What does it mean to be a 'passionate' programmer? - freework

I keep seeing this word listed in job ads. When I think of 'passion', I think of people like Kanye West, Dennis Rodman, and Ernest Hemingway. People who follow their heart and don't give a crap what other people think.<p>In my experience, the programming industry doesn't tolerate people like that. You're expected to be a great communicator, be nice and courteous, have good people skills, and follow directions. That seems to me to be the opposite of passion. Am I correct?
======
antidoh
No, those qualities you list in your second paragraph are orthogonal to
passion. They are also good qualities to have. They can exist with passion in
the same person.

They way you describe passion in your first paragraph approaches passion.

What job ads mean, when _they_ use the term passion, is that you will spend
long hours and weekends slogging and slaving to get something delivered in
half the time that it should have taken, something that will either ultimately
be killed anyway by management or something done for a company that will kill
itself while, ironically, it shaves away anything resembling passion from its
employees.

If you are passionate about programming, or anything, you should generally not
work for a company clueless enough to use that word in a job ad, description
or interview, because that word does not mean what they think it means.

The only things that _deserve_ passion are your family, and whatever grabs you
in life. You don't have to be passionate about your job to be an asset to an
employer. You just have to ship and be pleasant.

------
stevenjowens
There's the cynical take on this, the non-cynical take, and the reality, which
is somewhere in between.

The cynical take is that "passionate" means "exploitable".

The non-cynical take is that it's somebody for whom programming is not just a
job but a vocation. The average programmer reads one or fewer books about
programming a year. That's why they're an _average_ programmer. A passionate
programmer is the opposite of that, somebody who is constantly learning and
growing as a programmer, whether it's through books, experimentation, learning
new languages, talking with fellow programmers, etc.

The classic definition (from the early days) is the person who is still
occasionally boggled by the fact that people will PAY him (or her, these days)
to do something you'd do for fun anyway. To paraphrase Steven Levy, you had
the engineering priesthood, then you had the other guys - the guys to whom
these devices were fascinating toys to be taken apart and put back together,
simply for the sheer fun of it.

------
codeonfire
As you pointed out, passionate programming is at odds with a job where lots of
other people are passionate about other things. For instance, a passionate
programmer would not respond to a job ad that lists off the technologies they
have to use, which is every job ad out there.

Most people in jobs don't want passionate programmers. If someone is free to
be as productive as possible it causes problems for all kinds of people: The
people who's jobs are replaced, people who look like they're not in control of
subordinates, people who want to bill customers for lots of hours and work,
people who want to maximize their political capital by controlling what
features are delivered and who they are delivered to.

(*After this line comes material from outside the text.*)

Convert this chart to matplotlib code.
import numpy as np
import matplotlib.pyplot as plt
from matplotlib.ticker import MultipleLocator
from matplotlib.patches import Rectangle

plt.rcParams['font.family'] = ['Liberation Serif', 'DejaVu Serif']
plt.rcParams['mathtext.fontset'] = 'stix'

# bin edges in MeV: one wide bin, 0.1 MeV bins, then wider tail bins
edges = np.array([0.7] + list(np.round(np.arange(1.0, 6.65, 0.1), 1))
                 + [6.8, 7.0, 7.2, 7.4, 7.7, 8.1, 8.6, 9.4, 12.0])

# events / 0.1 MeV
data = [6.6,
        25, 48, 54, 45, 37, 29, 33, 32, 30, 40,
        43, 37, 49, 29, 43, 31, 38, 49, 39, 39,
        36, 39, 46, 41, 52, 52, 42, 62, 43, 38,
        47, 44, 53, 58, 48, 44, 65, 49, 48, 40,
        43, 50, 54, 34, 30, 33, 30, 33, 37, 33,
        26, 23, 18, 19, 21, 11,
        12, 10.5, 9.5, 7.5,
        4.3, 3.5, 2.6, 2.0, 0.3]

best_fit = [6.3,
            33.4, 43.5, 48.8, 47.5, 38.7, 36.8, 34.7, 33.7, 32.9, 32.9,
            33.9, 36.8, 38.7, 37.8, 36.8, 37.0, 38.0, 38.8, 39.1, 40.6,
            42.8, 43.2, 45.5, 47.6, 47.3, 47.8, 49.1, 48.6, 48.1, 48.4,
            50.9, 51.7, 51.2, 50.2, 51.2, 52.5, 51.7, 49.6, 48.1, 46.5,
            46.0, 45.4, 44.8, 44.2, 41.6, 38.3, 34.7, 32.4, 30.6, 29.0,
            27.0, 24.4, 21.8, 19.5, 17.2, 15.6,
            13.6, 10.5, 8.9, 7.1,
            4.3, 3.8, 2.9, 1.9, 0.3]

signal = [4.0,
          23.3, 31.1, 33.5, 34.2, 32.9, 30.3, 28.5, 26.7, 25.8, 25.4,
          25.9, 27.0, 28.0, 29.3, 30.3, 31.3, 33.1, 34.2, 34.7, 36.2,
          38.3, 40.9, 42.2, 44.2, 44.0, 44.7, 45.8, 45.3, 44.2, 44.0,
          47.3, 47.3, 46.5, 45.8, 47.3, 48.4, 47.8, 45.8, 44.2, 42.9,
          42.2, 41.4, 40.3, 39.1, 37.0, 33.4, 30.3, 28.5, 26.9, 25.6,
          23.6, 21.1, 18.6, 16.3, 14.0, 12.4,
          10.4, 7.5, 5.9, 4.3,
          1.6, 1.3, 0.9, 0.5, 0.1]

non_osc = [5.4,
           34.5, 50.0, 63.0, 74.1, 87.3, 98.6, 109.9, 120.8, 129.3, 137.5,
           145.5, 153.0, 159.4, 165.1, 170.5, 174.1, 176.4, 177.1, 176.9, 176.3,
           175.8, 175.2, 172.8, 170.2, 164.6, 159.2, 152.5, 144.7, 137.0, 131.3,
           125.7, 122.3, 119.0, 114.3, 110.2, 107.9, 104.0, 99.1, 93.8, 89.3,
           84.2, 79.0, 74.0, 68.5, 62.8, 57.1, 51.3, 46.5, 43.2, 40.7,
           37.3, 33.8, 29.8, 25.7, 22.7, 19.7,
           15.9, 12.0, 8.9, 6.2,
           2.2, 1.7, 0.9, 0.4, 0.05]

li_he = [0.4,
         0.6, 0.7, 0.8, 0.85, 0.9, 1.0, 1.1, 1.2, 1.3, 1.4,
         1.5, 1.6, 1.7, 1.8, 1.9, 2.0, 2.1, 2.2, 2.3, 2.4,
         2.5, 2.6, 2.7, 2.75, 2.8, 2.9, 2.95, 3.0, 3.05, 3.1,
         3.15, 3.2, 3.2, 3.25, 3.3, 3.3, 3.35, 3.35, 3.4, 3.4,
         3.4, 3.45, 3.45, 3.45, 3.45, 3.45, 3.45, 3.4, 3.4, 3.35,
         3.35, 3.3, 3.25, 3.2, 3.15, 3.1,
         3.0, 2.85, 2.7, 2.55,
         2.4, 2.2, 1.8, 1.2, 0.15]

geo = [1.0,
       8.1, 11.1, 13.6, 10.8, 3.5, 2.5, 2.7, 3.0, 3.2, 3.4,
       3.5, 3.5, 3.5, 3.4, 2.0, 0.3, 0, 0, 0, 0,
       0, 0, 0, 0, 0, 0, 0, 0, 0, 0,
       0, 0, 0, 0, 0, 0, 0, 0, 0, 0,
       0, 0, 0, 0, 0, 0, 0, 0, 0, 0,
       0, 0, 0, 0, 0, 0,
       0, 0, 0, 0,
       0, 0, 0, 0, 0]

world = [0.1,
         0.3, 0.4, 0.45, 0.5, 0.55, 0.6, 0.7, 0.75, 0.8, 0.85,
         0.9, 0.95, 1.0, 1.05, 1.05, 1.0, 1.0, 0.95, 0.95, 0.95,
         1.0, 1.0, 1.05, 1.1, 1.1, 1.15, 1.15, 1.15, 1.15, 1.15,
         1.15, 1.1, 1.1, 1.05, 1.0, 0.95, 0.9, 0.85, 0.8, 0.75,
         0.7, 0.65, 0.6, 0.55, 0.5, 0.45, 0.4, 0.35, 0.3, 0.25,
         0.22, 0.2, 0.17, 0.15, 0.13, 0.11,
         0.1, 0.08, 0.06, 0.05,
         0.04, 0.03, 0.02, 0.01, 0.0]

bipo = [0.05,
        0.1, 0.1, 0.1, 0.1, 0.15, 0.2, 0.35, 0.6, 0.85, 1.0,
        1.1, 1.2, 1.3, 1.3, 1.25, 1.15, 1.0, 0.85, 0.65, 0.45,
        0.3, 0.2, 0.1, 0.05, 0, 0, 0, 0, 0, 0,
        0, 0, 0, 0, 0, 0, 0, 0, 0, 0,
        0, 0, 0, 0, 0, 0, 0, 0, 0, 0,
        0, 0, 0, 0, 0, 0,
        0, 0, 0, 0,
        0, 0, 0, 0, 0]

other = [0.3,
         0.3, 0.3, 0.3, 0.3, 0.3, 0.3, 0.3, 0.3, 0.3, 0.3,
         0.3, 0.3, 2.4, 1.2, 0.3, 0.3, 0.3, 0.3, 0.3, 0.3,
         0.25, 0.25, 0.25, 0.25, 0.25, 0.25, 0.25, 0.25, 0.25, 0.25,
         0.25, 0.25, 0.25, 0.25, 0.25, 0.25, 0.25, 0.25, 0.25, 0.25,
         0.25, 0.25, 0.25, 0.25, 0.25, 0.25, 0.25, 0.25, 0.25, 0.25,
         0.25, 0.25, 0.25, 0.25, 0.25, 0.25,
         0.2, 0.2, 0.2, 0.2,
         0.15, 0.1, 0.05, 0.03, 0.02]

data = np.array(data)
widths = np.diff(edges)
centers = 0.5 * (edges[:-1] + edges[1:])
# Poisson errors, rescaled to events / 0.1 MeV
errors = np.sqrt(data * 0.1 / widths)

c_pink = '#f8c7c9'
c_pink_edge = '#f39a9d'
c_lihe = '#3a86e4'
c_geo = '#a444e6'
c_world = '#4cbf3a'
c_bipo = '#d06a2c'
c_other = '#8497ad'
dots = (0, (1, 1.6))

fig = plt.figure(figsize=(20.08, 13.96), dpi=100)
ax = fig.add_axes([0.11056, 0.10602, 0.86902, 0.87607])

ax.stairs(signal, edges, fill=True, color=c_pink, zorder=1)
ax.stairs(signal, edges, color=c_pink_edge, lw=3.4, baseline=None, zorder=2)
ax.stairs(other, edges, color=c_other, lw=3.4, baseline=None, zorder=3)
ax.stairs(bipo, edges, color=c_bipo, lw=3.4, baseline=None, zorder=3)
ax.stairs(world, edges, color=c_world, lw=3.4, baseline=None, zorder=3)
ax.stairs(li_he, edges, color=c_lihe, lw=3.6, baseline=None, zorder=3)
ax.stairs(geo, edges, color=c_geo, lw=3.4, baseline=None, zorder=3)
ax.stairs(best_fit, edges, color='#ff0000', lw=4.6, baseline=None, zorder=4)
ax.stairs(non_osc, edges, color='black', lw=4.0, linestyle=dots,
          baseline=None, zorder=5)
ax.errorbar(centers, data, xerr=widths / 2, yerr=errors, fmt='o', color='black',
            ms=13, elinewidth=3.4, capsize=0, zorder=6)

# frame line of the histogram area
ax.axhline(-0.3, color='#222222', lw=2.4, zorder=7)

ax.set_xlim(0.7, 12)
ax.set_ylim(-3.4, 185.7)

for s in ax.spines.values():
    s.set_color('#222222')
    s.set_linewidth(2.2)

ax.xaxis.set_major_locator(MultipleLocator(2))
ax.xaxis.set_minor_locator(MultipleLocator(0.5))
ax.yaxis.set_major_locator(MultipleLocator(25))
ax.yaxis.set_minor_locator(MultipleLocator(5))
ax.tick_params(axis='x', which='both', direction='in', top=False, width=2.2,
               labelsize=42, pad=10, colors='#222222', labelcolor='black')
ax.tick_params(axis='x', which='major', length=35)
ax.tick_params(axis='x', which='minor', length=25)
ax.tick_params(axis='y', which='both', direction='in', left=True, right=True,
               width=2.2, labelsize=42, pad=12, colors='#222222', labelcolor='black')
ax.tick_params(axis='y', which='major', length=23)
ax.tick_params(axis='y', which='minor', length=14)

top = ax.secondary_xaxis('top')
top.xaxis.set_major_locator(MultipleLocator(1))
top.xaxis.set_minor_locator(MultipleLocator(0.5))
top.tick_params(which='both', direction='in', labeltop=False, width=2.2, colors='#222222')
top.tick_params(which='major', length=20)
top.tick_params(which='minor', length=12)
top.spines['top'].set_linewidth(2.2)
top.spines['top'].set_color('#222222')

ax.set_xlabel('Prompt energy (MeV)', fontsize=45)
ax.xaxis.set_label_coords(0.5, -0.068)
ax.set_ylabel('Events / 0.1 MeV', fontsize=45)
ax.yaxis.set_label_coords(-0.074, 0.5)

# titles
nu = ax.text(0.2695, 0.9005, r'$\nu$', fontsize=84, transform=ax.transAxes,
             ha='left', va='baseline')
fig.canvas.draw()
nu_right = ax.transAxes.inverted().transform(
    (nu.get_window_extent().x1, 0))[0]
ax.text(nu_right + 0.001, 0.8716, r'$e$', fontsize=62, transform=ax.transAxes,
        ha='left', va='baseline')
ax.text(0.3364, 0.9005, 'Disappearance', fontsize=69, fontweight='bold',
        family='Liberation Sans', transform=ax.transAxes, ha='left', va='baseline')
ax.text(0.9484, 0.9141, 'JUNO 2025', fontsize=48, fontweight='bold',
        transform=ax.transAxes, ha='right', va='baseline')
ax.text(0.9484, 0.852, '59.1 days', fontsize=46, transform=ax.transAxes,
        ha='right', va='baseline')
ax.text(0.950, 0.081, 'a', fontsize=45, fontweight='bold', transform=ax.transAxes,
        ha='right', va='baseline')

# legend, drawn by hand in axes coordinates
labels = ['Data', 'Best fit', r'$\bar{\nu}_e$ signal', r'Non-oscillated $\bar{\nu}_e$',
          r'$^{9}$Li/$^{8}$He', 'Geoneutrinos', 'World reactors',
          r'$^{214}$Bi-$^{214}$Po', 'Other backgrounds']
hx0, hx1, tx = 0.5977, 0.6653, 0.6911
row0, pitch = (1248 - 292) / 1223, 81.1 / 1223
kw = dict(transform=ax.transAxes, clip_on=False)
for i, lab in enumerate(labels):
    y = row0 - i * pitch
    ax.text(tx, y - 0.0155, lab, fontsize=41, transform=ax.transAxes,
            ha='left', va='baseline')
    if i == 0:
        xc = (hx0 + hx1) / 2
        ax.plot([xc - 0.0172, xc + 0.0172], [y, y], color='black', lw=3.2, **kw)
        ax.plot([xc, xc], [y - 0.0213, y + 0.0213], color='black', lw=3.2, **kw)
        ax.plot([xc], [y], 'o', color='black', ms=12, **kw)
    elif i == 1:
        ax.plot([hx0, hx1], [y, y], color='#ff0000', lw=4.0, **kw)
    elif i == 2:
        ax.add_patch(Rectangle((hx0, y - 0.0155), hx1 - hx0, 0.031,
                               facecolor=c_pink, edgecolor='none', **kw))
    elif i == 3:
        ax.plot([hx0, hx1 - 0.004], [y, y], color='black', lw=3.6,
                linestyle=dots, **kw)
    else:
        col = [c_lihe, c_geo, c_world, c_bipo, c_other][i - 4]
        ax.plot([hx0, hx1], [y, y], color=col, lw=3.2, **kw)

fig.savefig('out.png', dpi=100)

A person that truly wants to hire passionate programmers would give them a
general description of the problem and business constraints, and then let the
programmer take it from there. You don't see many job ads offering this.

------
cafard
People who follow their heart, or believe their own clippings? Ernest
Hemingway built up an image to live up to, and invested an awful lot of time
and energy in it. The other two, I really can't say--though if DR didn't give
a crap, why did he have somebody ghost-write an autobiography?

In job ads it probably means long hours without commensurate pay. If it were
to mean something that didn't make me smirk, it would be someone who cares
about finding the best possible solution to the problems at hand.

------
mlanza
I think of passion as some degree of obsession. You pour over content about
your craft in an effort to learn the subtleties not because you're striving to
better your position but for the love of the work. You could say you have an
affection toward your subject matter.

A good sign of someone who is passionate is that they often speak with great
conviction when sharing some debatable viewpoint.

------
lani
> In my experience, the programming industry doesn't tolerate people like that

good observation :) business doesn't work like that. the industry is always on
the lookout for people who work hard, make sacrifices and get things done and
who treat the work and the company and its wellbeing as their own (except when
it comes to money)

------
infinii
"passionate" doesn't need to be described in the context of a programmer. Any
"passionate" employee, is simply someone who cares about their job and takes
pride in their work. People who are just punching in/out for the sake of
collecting paycheques would typically not be very passionate.

------
orangethirty
I think that passionate by HR standards means someone who will put the company
first, and not argue about finances (pay). As in the passionate programmer who
works long hours for not so much pay.